O’Fallon School District 90 unanimously passed its $34.8 million budget, of which $22.2 million were educational expenses, including $15.2 million in employee salaries and $3.8 million in benefits.
“The district estimated state revenues based on what was received last year, although we are confident they will be higher based on the new funding formula. Historically, when District 90 has projected its budget, we have estimated very conservatively, budgeting low on revenues and high on expenditures. Specifically, we have not counted early property taxes in our budget. Therefore, the budget shows expenditures slightly higher than revenues. But again, that is a conservative view, and we are confident the final audit will show additional fund balances, as was the case for the FY17 budget also,” Carrie Hruby, O’Fallon Distrist 90 superintendent, said.
Hruby also said the Illinois State Board of Education is currently calculating each district’s new funding based on the SB1947 legislation.
“Because we do not yet have those figures, we based our budget on the FY17 state revenues received, because we are guaranteed at least that much, in the base funding minimum calculations. Again, this is very conservative and we fully expect to receive more once those figures are calculated,” Hruby said.
O’Fallon Central School District 104 unanimously passed its $6.7 million budget, of which $4.5 million were educational expenses, including $3 million in employee salaries and $668,000 in benefits.
“We were able to make some adjustments to our budget based on the evidence funding formula being passed and the anticipated funds that we will be getting,” Dawn Elser, Central 104 superintendent said.
Elser said deficit spending is a focus of the district.
“We had project about $200,000 deficit spending but made some adjustments and now only deficit spending $104,000,” Elser said.
Elser said her district relies “heavily on local funds as opposed to state funds.”
Shiloh School District 85 unanimously passed its $6.5 million budget, of which $4.1 million were educational expenditures, including $2.9 million in employee salaries and $382,000 in benefits.
“Overall, we made very good efforts to reduce expenses in FY17 cutting costs.

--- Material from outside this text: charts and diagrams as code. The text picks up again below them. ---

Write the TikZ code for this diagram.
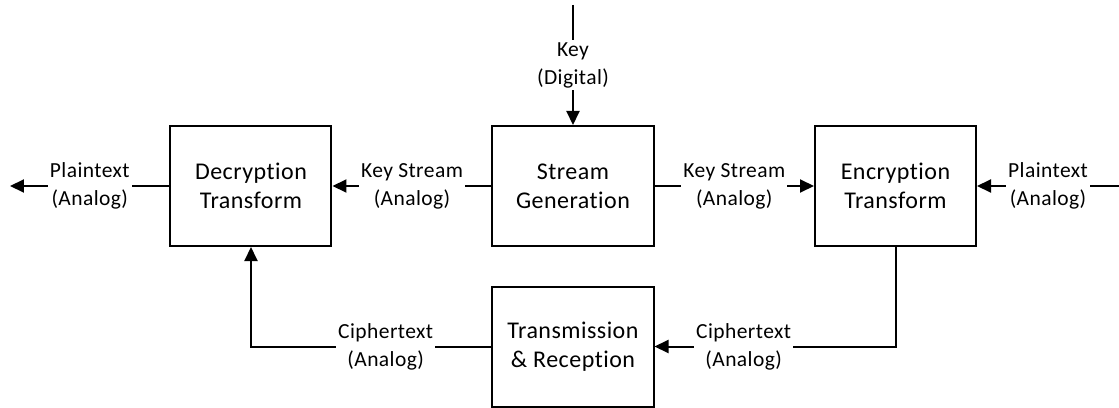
\documentclass[tikz,border=0pt]{standalone}
\usepackage{fontspec}
\setmainfont{Carlito}[Ligatures={NoCommon},LetterSpace=2]
\usepackage{tikz}
\usetikzlibrary{arrows.meta,positioning}

\tikzset{
  block/.style={draw, line width=2pt, minimum width=161pt, minimum height=120pt,
    align=center, inner sep=0pt, font=\fontsize{24}{29}\selectfont},
  lbl/.style={fill=white, anchor=center, pos=0.5, align=center, inner sep=2pt,
    font=\fontsize{21.5}{28}\selectfont}
}

\begin{document}
\begin{tikzpicture}[x=1pt,y=1pt,line width=2pt,>={Triangle[length=14pt,width=13pt]},node distance=322pt,on grid]
    \useasboundingbox (-573,186) rectangle (546,-221);
    \node[block] (stream) {Stream\\Generation};
    \node[block] (decrypt) [left=of stream] {Decryption\\Transform};
    \node[block] (encrypt) [right=322.5pt of stream] {Encryption\\Transform};
    \node[block] (trans) [below=160.5pt of stream] {Transmission\\\& Reception};
    \coordinate[above=181pt of stream] (keyin);
    \coordinate[left=563pt of stream] (ptout);
    \coordinate[right=546pt of stream] (ptin);
    \path[->]
          (keyin) edge node[lbl] {Key\\(Digital)} (stream)
          (stream) edge node[lbl] {Key Stream\\(Analog)} (decrypt)
                   edge node[lbl] {Key Stream\\(Analog)} (encrypt)
          (decrypt) edge node[lbl] {Plaintext\\(Analog)} (ptout)
          (ptin) edge node[lbl] {Plaintext\\(Analog)} (encrypt);
    \draw[->] (encrypt) |- node[lbl, pos=0.815] {Ciphertext\\(Analog)} (trans);
    \draw[->] (trans) -| node[lbl, pos=0.22] {Ciphertext\\(Analog)} (decrypt);
\end{tikzpicture}
\end{document}
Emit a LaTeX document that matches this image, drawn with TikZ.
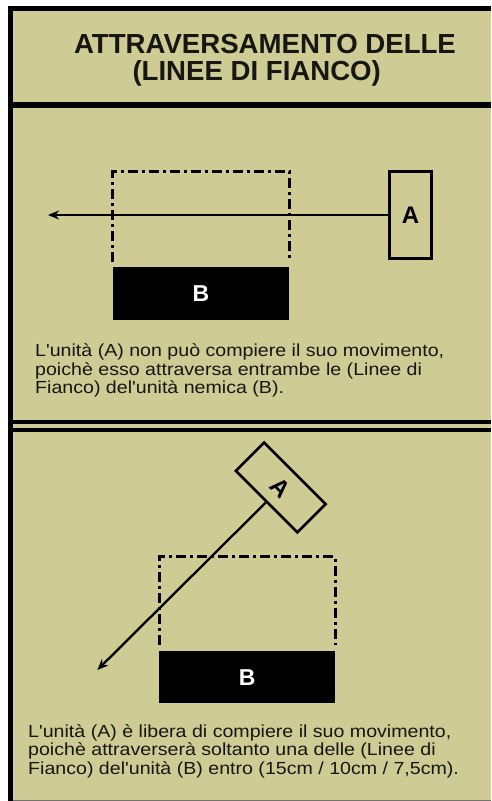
\documentclass[tikz,border=0pt]{standalone}
\usepackage{fontspec}
\setmainfont{Liberation Sans}
\newfontfamily\bodyfont{Liberation Sans}[FakeStretch=1.12]
\usetikzlibrary{arrows.meta}
\definecolor{khaki}{RGB}{206,204,148}
\definecolor{ink}{RGB}{22,22,18}
\begin{document}
\begin{tikzpicture}[x=1pt,y=-1pt,
  flankline/.style={line width=3pt, dash pattern=on 10pt off 4pt on 3pt off 4pt},
  unitbox/.style={draw=black, line width=2.6pt, inner sep=0pt, font=\bfseries\fontsize{24}{24}\selectfont},
  enemybox/.style={fill=black, draw=none, text=white, inner sep=0pt, font=\bfseries\fontsize{23}{23}\selectfont},
  unitlabel/.style={inner sep=0pt, font=\bfseries\fontsize{24}{24}\selectfont},
  move/.style={line width=2.3pt, -{Stealth[length=11pt,width=9pt]}},
  caption/.style={anchor=base west, inner sep=0pt, text=ink, font=\bodyfont\fontsize{17.5}{18.5}\selectfont},
  titletext/.style={anchor=base, inner sep=0pt, text=ink, font=\bfseries\fontsize{27.6}{28}\selectfont}]
\useasboundingbox (0,0) rectangle (491,801);
% panel
\fill[khaki] (13,11) rectangle (491,801);
\fill[black] (8,6) rectangle (491,11);
\fill[black] (8,6) rectangle (13,801);
\fill[black] (13,101.5) rectangle (491,107.5);
\fill[black] (13,420) rectangle (491,424);
\fill[black] (13,427.5) rectangle (491,431.5);
\draw[line width=1pt, black!55] (13,800.5) -- (491,800.5);
% title
\node[titletext] (t1) at (265,53.5) {ATTRAVERSAMENTO DELLE};
\node[titletext] (t2) at (256.7,80) {(LINEE DI FIANCO)};
% section 1
\node[enemybox, minimum width=176.6pt, minimum height=53.3pt] (B1) at (201,293.3) {B};
\draw[flankline] (112.7,261.7) -- (112.7,171.7) -- (289.3,171.7) -- (289.3,261.7);
\node[unitbox, minimum width=42.4pt, minimum height=86.6pt] (A1) at (410.5,215) {A};
\coordinate (end1) at (48,215);
\draw[move] (A1.west) -- (end1);
\node[caption] (c11) at (35,356.7) {L'unità (A) non può compiere il suo movimento,};
\node[caption] (c12) at (35,375.2) {poichè esso attraversa entrambe le (Linee di};
\node[caption] (c13) at (35,393.7) {Fianco) del'unità nemica (B).};
% section 2
\node[enemybox, minimum width=175.7pt, minimum height=52.3pt] (B2) at (247.2,677.2) {B};
\draw[flankline] (159.3,645) -- (159.3,556.7) -- (335,556.7) -- (335,645);
\node[unitbox, minimum width=40pt, minimum height=87pt, rotate=45] (A2) at (280.8,487.5) {};
\node[unitlabel, rotate=-45] (A2l) at (A2.center) {A};
\coordinate (end2) at (97.3,670);
\draw[move] (A2.west) -- (end2);
\node[caption] (c21) at (28,737.3) {L'unità (A) è libera di compiere il suo movimento,};
\node[caption] (c22) at (28,755.7) {poichè attraverserà soltanto una delle (Linee di};
\node[caption] (c23) at (28,774.2) {Fianco) del'unità (B) entro (15cm / 10cm / 7,5cm).};
\end{tikzpicture}
\end{document}
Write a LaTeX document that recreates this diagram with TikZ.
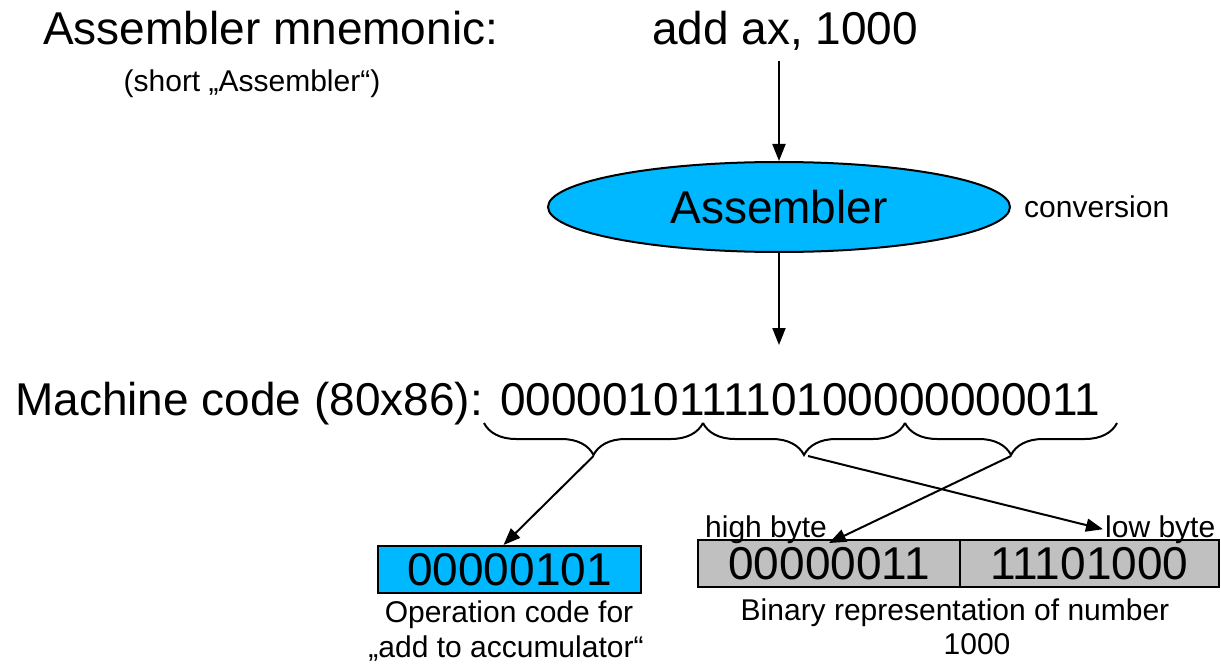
\documentclass[tikz,border=0pt]{standalone}
\usepackage{fontspec}
\setmainfont{Liberation Sans}
\usetikzlibrary{shapes.geometric,arrows.meta,decorations.pathreplacing,calc}
\definecolor{skyb}{RGB}{0,184,255}
\definecolor{boxgray}{RGB}{192,192,192}
\begin{document}
\begin{tikzpicture}[x=1pt,y=-1pt,
  big/.style={font=\fontsize{46}{52}\selectfont, inner sep=0pt},
  small/.style={font=\fontsize{30}{35}\selectfont, inner sep=0pt},
  arr/.style={line width=2pt, -{Triangle[length=17pt,width=13pt]}},
  bytebox/.style={draw, line width=2pt, font=\fontsize{46}{52}\selectfont, inner sep=0pt, minimum height=47pt},
  bracestyle/.style={line width=2pt, decorate, decoration={brace, mirror, amplitude=32pt}}]
\useasboundingbox (0,0) rectangle (1221,666);

% top line
\node[big, anchor=base west] (mn) at (43,45) {Assembler mnemonic:};
\node[big, anchor=base] (add) at (785,45) {add ax, 1000};
\node[small, anchor=base] (short) at (252,92) {(short „Assembler“)};

% assembler ellipse
\node[ellipse, draw, line width=2pt, fill=skyb, minimum width=462pt, minimum height=90pt, inner sep=0pt,
      font=\fontsize{46}{52}\selectfont] (asm) at (779,207) {Assembler};
\node[small, anchor=west] (conv) at (1024,207) {conversion};

\draw[arr, shorten <=10pt] (asm.north |- add.south) -- (asm.north);
\coordinate (mctop) at (779,345);
\draw[arr] (asm.south) -- (mctop);

% machine code
\node[big, anchor=base west] (mc) at (15,415) {Machine code (80x86): 000001011110100000000011};

% braces
\draw[bracestyle] (484,423) -- (703,423);
\draw[bracestyle] (703,423) -- (905,423);
\draw[bracestyle] (905,423) -- (1117,423);
\coordinate (b1) at (593.5,456);
\coordinate (b2) at (808,456);
\coordinate (b3) at (1011,456);

% boxes
\node[bytebox, fill=skyb, minimum width=263pt] (op) at (509.5,569.5) {00000101};
\node[bytebox, fill=boxgray, minimum width=262pt] (hi) at (829,563.5) {00000011};
\node[bytebox, fill=boxgray, minimum width=259pt] (lo) at (1089.5,563.5) {11101000};

% labels
\node[small, anchor=base west] (hil) at (705,537) {high byte};
\node[small, anchor=base west, inner sep=2pt] (lol) at (1103,537) {low byte};
\node[small, anchor=base] (op1) at (509,622) {Operation code for};
\node[small, anchor=base] (op2) at (506,657) {„add to accumulator“};
\node[small, anchor=base] (bin1) at (955,620) {Binary representation of number};
\node[small, anchor=base] (bin2) at (977,654) {1000};

% connectors
\draw[arr] (b1) -- ($(op.north)+(-6,0)$);
\draw[arr] (b3) -- ($(hi.north)+(0,4)$);
\draw[arr] (b2) -- (lol.west);
\end{tikzpicture}
\end{document}
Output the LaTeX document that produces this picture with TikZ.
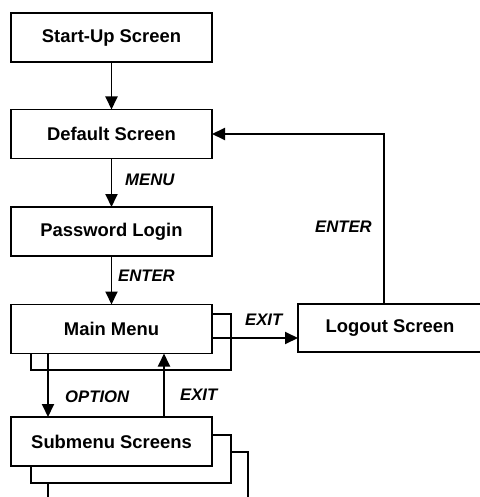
\documentclass[tikz,border=0pt]{standalone}
\usepackage{fontspec}
\setmainfont{Liberation Sans}
\usetikzlibrary{arrows.meta}
\begin{document}
\begin{tikzpicture}[x=1pt,y=-1pt,
  box/.style={draw, fill=white, line width=1.9pt, inner sep=0pt, outer sep=0pt,
    minimum width=201pt, minimum height=49pt,
    font=\fontsize{18.4}{22}\selectfont\bfseries},
  shadowbox/.style={draw, fill=white, line width=1.9pt, inner sep=0pt, outer sep=0pt},
  lbl/.style={font=\fontsize{16.7}{20}\selectfont\bfseries\itshape, inner sep=0pt},
  conn/.style={line width=1.9pt, -{Triangle[length=13pt,width=12pt]}},
  plain/.style={line width=1.9pt}]
\useasboundingbox (0,0) rectangle (479,497);
% boxes
\node[box] (start) at (111.5,37.5) {Start-Up Screen};
\node[box] (default) at (111.5,134) {Default Screen};
\node[box] (pass) at (111.5,231.5) {Password Login};
\node[shadowbox, minimum width=200pt, minimum height=56pt] (mainsh) at (131,342) {};
\node[box] (main) at (111.5,329) {Main Menu};
\node[shadowbox, minimum width=200pt, minimum height=60pt] (subsh2) at (148,482) {};
\node[shadowbox, minimum width=200pt, minimum height=48pt] (subsh1) at (131,459) {};
\node[box] (sub) at (111.5,441.5) {Submenu Screens};
\node[box, minimum width=184pt, minimum height=48pt] (logout) at (390,328) {};
\node[font=\fontsize{18.4}{22}\selectfont\bfseries, inner sep=0pt] (logouttxt) at (390,328) {Logout Screen};
% connectors
\draw[conn] (start.south) -- (default.north);
\draw[conn] (default.south) -- (pass.north);
\draw[conn] (pass.south) -- (main.north);
\coordinate (exitstart) at ([yshift=-9pt]main.east);
\draw[conn] (exitstart) -- (exitstart -| logout.west);
\coordinate (turn) at ([xshift=-6pt]logout.north);
\coordinate (corner) at (turn |- default.east);
\draw[conn] (turn) -- (corner) -- (default.east);
\draw[conn] ([xshift=37pt]main.south west) -- ([xshift=37pt]sub.north west);
\draw[conn] ([xshift=153pt]sub.north west) -- ([xshift=153pt]main.south west);
% labels
\node[lbl, anchor=west] (lmenu) at (125,180) {MENU};
\node[lbl, anchor=west] (lenter1) at (118,276) {ENTER};
\node[lbl, anchor=west] (lenter2) at (315,227) {ENTER};
\node[lbl, anchor=west] (lexit1) at (245,320) {EXIT};
\node[lbl, anchor=west] (loption) at (65,397) {OPTION};
\node[lbl, anchor=west] (lexit2) at (180,395) {EXIT};
\end{tikzpicture}
\end{document}
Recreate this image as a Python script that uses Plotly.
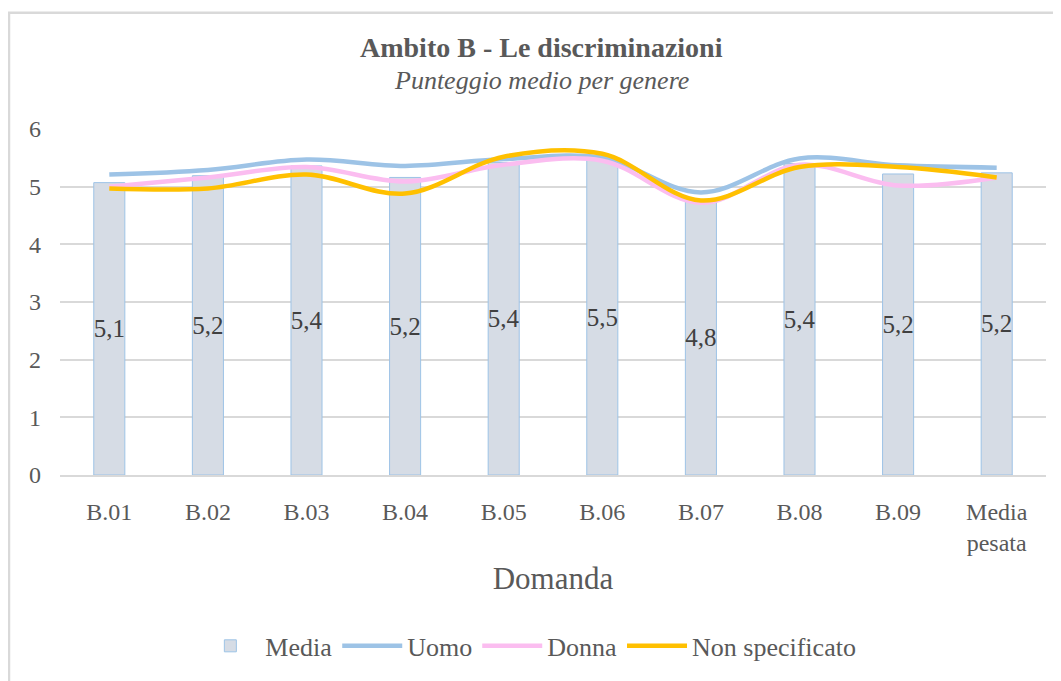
import plotly.graph_objects as go

categorie = ["B.01", "B.02", "B.03", "B.04", "B.05", "B.06", "B.07", "B.08", "B.09", "Media<br>pesata"]
media = [5.07, 5.19, 5.36, 5.16, 5.42, 5.47, 4.78, 5.40, 5.22, 5.24]
uomo = [5.21, 5.29, 5.47, 5.36, 5.48, 5.50, 4.90, 5.49, 5.37, 5.33]
donna = [5.00, 5.16, 5.34, 5.09, 5.38, 5.45, 4.72, 5.38, 5.02, 5.16]
non_spec = [4.97, 4.97, 5.21, 4.88, 5.52, 5.57, 4.76, 5.34, 5.34, 5.16]

FONT = "Liberation Serif"
GREY = "#595959"

fig = go.Figure()
fig.add_trace(go.Bar(
    x=categorie, y=media, name="Media",
    marker=dict(color="#D6DCE5", line=dict(color="#9DC3E6", width=1)),
    texttemplate="%{y:.1f}", textposition="inside", insidetextanchor="middle",
    constraintext="none", textangle=0,
    textfont=dict(family=FONT, size=25, color="#404040"),
))
for nome, valori, colore in [("Uomo", uomo, "#9DC3E6"),
                             ("Donna", donna, "#FBBDF0"),
                             ("Non specificato", non_spec, "#FFC000")]:
    fig.add_trace(go.Scatter(
        x=categorie, y=valori, name=nome, mode="lines",
        line=dict(color=colore, width=4.5, shape="spline", smoothing=1),
    ))

# the page body adds an 8px offset, so the figure is 8px smaller
fig.update_layout(
    width=1053, height=673,
    margin=dict(l=52, r=15, t=121, b=204),
    paper_bgcolor="white", plot_bgcolor="white",
    separators=",.",
    bargap=0.685,
    font=dict(family=FONT, size=24, color=GREY),
    showlegend=True,
    legend=dict(orientation="h", x=0.475, xanchor="center", y=-0.494, yanchor="middle",
                font=dict(size=26, color=GREY), itemwidth=60, traceorder="normal"),
    annotations=[
        dict(text="<b>Ambito B - Le discriminazioni</b>", x=0.488, y=1.236,
             xref="paper", yref="paper", showarrow=False,
             xanchor="center", yanchor="middle",
             font=dict(family=FONT, size=28, color=GREY)),
        dict(text="<i>Punteggio medio per genere</i>", x=0.488, y=1.141,
             xref="paper", yref="paper", showarrow=False,
             xanchor="center", yanchor="middle",
             font=dict(family=FONT, size=26, color=GREY)),
    ],
    shapes=[
        dict(type="rect", xref="paper", yref="paper",
             x0=(9 - 60) / 986, x1=(1070 - 60) / 986,
             y0=(477 - 690) / 348, y1=(477 - 12) / 348,
             line=dict(color="#D9D9D9", width=2.5), fillcolor="rgba(0,0,0,0)", layer="below"),
    ],
)
fig.update_xaxes(
    showline=True, linecolor="#D9D9D9", linewidth=1.5, showgrid=False,
    ticks="", ticklabelstandoff=14, tickfont=dict(size=24, color=GREY),
    title=dict(text="Domanda", font=dict(size=31, color=GREY), standoff=13),
)
fig.update_yaxes(
    range=[0, 6], dtick=1, showgrid=True, gridcolor="#D9D9D9", gridwidth=1.5,
    zeroline=False, showline=False, ticks="", ticklabelstandoff=18,
    tickfont=dict(size=24, color=GREY),
)

fig.write_html("out.html")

Those gains were somewhat eroded, primarily by special education out placement tuition and those transportation expenses,” Dale Sauer, Shiloh 85 superintendent said.
Sauer said there were “no fund transfers” needed despite the “withholding of state categorical reimbursements continues to affect our cash flow,” which are the area where minor changes occurred.
“We are looking at more in FY18 with the initiation of our cross categorical classroom. We are still deficit spending, but to what degree will be determined by state funding. Our fund balances have dwindled to low levels, so we will keep that as a priority again this year to continue to hone a focused cost containment options,” Sauer said.